Copy all the data exactly, except the pictures.
———
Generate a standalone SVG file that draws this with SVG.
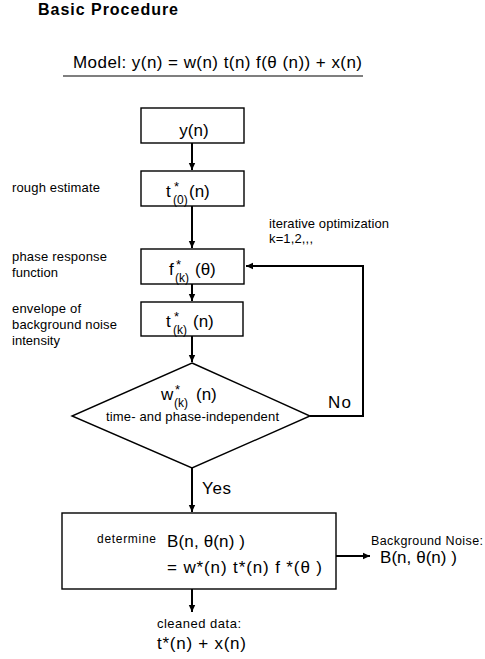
<svg xmlns="http://www.w3.org/2000/svg" width="485" height="659" viewBox="0 0 485 659">
<defs>
<marker id="ah" markerWidth="8" markerHeight="8" refX="7" refY="4" orient="auto" markerUnits="userSpaceOnUse">
<path d="M0,0.8 L7,4 L0,7.2 Z" fill="#000"/>
</marker>
</defs>
<style>
text{font-family:"Liberation Sans",Arial,sans-serif;fill:#000}
.box{fill:#fff;stroke:#000;stroke-width:1.4}
.c{fill:none;stroke:#000;stroke-width:2}
.lab{font-size:13px}
.big{font-size:17px}
.sub{font-size:12px}
.st{font-size:13px}
</style>
<rect width="485" height="659" fill="#fff"/>
<text x="38" y="15" font-size="16" font-weight="bold" textLength="140">Basic Procedure</text>
<g id="model">
<text x="73" y="68" font-size="17" textLength="289">Model: y(n) = w(n) t(n) f(θ (n)) + x(n)</text>
<line x1="63" y1="76" x2="363" y2="76" stroke="#000" stroke-width="1.2"/>
</g>
<g id="connectors">
<line class="c" x1="192" y1="143" x2="192" y2="170" marker-end="url(#ah)"/>
<line class="c" x1="192" y1="206" x2="192" y2="248" marker-end="url(#ah)"/>
<line class="c" x1="192" y1="284" x2="192" y2="301" marker-end="url(#ah)"/>
<line class="c" x1="192" y1="336" x2="192" y2="362" marker-end="url(#ah)"/>
<polyline class="c" points="310,416 363,416 363,266 246,266" marker-end="url(#ah)"/>
<line class="c" x1="192" y1="468" x2="192" y2="512" marker-end="url(#ah)"/>
<line class="c" x1="336" y1="556" x2="370" y2="556" marker-end="url(#ah)"/>
<line class="c" x1="192" y1="589" x2="192" y2="612" marker-end="url(#ah)"/>
</g>
<g id="n_y">
<rect class="box" x="141" y="108" width="103" height="35"/>
<text class="big" x="194" y="136" font-size="18" text-anchor="middle">y(n)</text>
</g>
<g id="n_t0">
<rect class="box" x="141" y="171" width="103" height="35"/>
<text class="big"><tspan x="166" y="197">t</tspan><tspan class="st" x="174" y="191">*</tspan><tspan class="sub" x="173" y="204">(0)</tspan><tspan x="189" y="197">(n)</tspan></text>
</g>
<g id="n_f">
<rect class="box" x="141" y="249" width="103" height="35"/>
<text class="big"><tspan x="169" y="275">f</tspan><tspan class="st" x="176" y="269">*</tspan><tspan class="sub" x="175" y="282">(k)</tspan><tspan x="195" y="275">(θ)</tspan></text>
</g>
<g id="n_tk">
<rect class="box" x="141" y="302" width="102" height="34"/>
<text class="big"><tspan x="166" y="327">t</tspan><tspan class="st" x="174" y="321">*</tspan><tspan class="sub" x="173" y="334">(k)</tspan><tspan x="193" y="327">(n)</tspan></text>
</g>
<g id="n_w">
<polygon class="box" points="192,363 310,416 192,468 72,416"/>
<text class="big"><tspan x="161" y="400">w</tspan><tspan class="st" x="175" y="394">*</tspan><tspan class="sub" x="174" y="407">(k)</tspan><tspan x="196" y="400">(n)</tspan></text>
<text x="106" y="421" font-size="13" textLength="173">time- and phase-independent</text>
</g>
<g id="n_B">
<rect class="box" x="62" y="513" width="274" height="76"/>
<text x="97" y="543" font-size="12" textLength="59">determine</text>
<text x="167" y="547" font-size="17" textLength="78">B(n, θ(n) )</text>
<text x="167" y="573" font-size="17" textLength="155">= w*(n) t*(n) f *(θ  )</text>
</g>
<g id="labels">
<text class="lab" x="12" y="192" textLength="88">rough estimate</text>
<text class="lab" x="12" y="261" textLength="95">phase response</text>
<text class="lab" x="12" y="277" textLength="46">function</text>
<text class="lab" x="12" y="313" textLength="69">envelope of</text>
<text class="lab" x="12" y="329" textLength="105">background noise</text>
<text class="lab" x="12" y="345" textLength="48">intensity</text>
<text class="lab" x="269" y="228" textLength="120">iterative optimization</text>
<text class="lab" x="269" y="243" textLength="44">k=1,2,,,</text>
<text x="328" y="408" font-size="17" textLength="23">No</text>
<text x="202" y="494" font-size="17" textLength="29">Yes</text>
<text x="371" y="545" font-size="12.5" textLength="112">Background Noise:</text>
<text x="380" y="563" font-size="17" textLength="77">B(n, θ(n) )</text>
<text class="lab" x="157" y="628" textLength="84">cleaned data:</text>
<text x="157" y="649" font-size="17" textLength="89">t*(n) + x(n)</text>
</g>
</svg>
———
- Right answer -
Generate a standalone SVG file that draws this with SVG.
<svg xmlns="http://www.w3.org/2000/svg" width="485" height="659" viewBox="0 0 485 659">
<defs>
<marker id="ah" markerWidth="8" markerHeight="8" refX="7" refY="4" orient="auto" markerUnits="userSpaceOnUse">
<path d="M0,0.8 L7,4 L0,7.2 Z" fill="#000"/>
</marker>
</defs>
<style>
text{font-family:"Liberation Sans",Arial,sans-serif;fill:#000}
.box{fill:#fff;stroke:#000;stroke-width:1.4}
.c{fill:none;stroke:#000;stroke-width:2}
.lab{font-size:13px}
.big{font-size:17px}
.sub{font-size:12px}
.st{font-size:13px}
</style>
<rect width="485" height="659" fill="#fff"/>
<text x="38" y="15" font-size="16" font-weight="bold" textLength="140">Basic Procedure</text>
<g id="model">
<text x="73" y="68" font-size="17" textLength="289">Model: y(n) = w(n) t(n) f(θ (n)) + x(n)</text>
<line x1="63" y1="76" x2="363" y2="76" stroke="#000" stroke-width="1.2"/>
</g>
<g id="connectors">
<line class="c" x1="192" y1="143" x2="192" y2="170" marker-end="url(#ah)"/>
<line class="c" x1="192" y1="206" x2="192" y2="248" marker-end="url(#ah)"/>
<line class="c" x1="192" y1="284" x2="192" y2="301" marker-end="url(#ah)"/>
<line class="c" x1="192" y1="336" x2="192" y2="362" marker-end="url(#ah)"/>
<polyline class="c" points="310,416 363,416 363,266 246,266" marker-end="url(#ah)"/>
<line class="c" x1="192" y1="468" x2="192" y2="512" marker-end="url(#ah)"/>
<line class="c" x1="336" y1="556" x2="370" y2="556" marker-end="url(#ah)"/>
<line class="c" x1="192" y1="589" x2="192" y2="612" marker-end="url(#ah)"/>
</g>
<g id="n_y">
<rect class="box" x="141" y="108" width="103" height="35"/>
<text class="big" x="194" y="136" font-size="18" text-anchor="middle">y(n)</text>
</g>
<g id="n_t0">
<rect class="box" x="141" y="171" width="103" height="35"/>
<text class="big"><tspan x="166" y="197">t</tspan><tspan class="st" x="174" y="191">*</tspan><tspan class="sub" x="173" y="204">(0)</tspan><tspan x="189" y="197">(n)</tspan></text>
</g>
<g id="n_f">
<rect class="box" x="141" y="249" width="103" height="35"/>
<text class="big"><tspan x="169" y="275">f</tspan><tspan class="st" x="176" y="269">*</tspan><tspan class="sub" x="175" y="282">(k)</tspan><tspan x="195" y="275">(θ)</tspan></text>
</g>
<g id="n_tk">
<rect class="box" x="141" y="302" width="102" height="34"/>
<text class="big"><tspan x="166" y="327">t</tspan><tspan class="st" x="174" y="321">*</tspan><tspan class="sub" x="173" y="334">(k)</tspan><tspan x="193" y="327">(n)</tspan></text>
</g>
<g id="n_w">
<polygon class="box" points="192,363 310,416 192,468 72,416"/>
<text class="big"><tspan x="161" y="400">w</tspan><tspan class="st" x="175" y="394">*</tspan><tspan class="sub" x="174" y="407">(k)</tspan><tspan x="196" y="400">(n)</tspan></text>
<text x="106" y="421" font-size="13" textLength="173">time- and phase-independent</text>
</g>
<g id="n_B">
<rect class="box" x="62" y="513" width="274" height="76"/>
<text x="97" y="543" font-size="12" textLength="59">determine</text>
<text x="167" y="547" font-size="17" textLength="78">B(n, θ(n) )</text>
<text x="167" y="573" font-size="17" textLength="155">= w*(n) t*(n) f *(θ  )</text>
</g>
<g id="labels">
<text class="lab" x="12" y="192" textLength="88">rough estimate</text>
<text class="lab" x="12" y="261" textLength="95">phase response</text>
<text class="lab" x="12" y="277" textLength="46">function</text>
<text class="lab" x="12" y="313" textLength="69">envelope of</text>
<text class="lab" x="12" y="329" textLength="105">background noise</text>
<text class="lab" x="12" y="345" textLength="48">intensity</text>
<text class="lab" x="269" y="228" textLength="120">iterative optimization</text>
<text class="lab" x="269" y="243" textLength="44">k=1,2,,,</text>
<text x="328" y="408" font-size="17" textLength="23">No</text>
<text x="202" y="494" font-size="17" textLength="29">Yes</text>
<text x="371" y="545" font-size="12.5" textLength="112">Background Noise:</text>
<text x="380" y="563" font-size="17" textLength="77">B(n, θ(n) )</text>
<text class="lab" x="157" y="628" textLength="84">cleaned data:</text>
<text x="157" y="649" font-size="17" textLength="89">t*(n) + x(n)</text>
</g>
</svg>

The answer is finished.